### Your instructions
Give back the lines exactly, from the first one to the line with "W, H = 1365, 487", both ends included.
--- --- ---
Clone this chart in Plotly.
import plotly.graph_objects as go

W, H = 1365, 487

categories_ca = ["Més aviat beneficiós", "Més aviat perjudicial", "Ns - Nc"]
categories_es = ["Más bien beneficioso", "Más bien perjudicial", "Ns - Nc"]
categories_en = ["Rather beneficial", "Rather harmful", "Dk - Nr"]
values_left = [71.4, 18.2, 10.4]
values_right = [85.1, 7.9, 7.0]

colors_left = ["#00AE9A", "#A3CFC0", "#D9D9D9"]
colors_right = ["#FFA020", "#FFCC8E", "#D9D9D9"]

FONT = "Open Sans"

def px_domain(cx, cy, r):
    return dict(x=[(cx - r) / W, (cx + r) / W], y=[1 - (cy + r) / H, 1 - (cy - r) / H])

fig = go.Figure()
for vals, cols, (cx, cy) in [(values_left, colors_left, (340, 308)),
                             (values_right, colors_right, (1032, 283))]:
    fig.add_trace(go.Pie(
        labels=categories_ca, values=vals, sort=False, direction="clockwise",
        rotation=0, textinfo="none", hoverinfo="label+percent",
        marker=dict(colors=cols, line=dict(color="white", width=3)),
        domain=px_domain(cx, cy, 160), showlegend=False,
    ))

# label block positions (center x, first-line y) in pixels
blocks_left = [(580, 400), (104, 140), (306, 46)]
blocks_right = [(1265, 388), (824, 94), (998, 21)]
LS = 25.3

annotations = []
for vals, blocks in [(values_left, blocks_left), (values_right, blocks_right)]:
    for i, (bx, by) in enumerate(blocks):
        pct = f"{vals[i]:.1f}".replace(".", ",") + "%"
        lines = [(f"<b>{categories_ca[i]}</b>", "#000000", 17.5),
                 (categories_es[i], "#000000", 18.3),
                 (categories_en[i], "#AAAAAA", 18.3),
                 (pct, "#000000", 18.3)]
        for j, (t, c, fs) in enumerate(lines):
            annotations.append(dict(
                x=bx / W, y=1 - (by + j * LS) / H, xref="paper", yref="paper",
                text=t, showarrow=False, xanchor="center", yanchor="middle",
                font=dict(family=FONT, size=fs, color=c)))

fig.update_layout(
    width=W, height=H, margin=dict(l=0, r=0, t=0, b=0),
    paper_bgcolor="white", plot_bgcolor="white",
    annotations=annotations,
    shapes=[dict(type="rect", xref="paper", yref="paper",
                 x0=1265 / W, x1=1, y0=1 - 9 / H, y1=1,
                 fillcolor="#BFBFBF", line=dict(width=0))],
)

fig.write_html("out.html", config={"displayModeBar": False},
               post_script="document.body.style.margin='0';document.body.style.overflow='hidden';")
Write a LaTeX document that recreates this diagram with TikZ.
--- --- ---
### Expected answer
Clone this chart in Plotly.
import plotly.graph_objects as go

W, H = 1365, 487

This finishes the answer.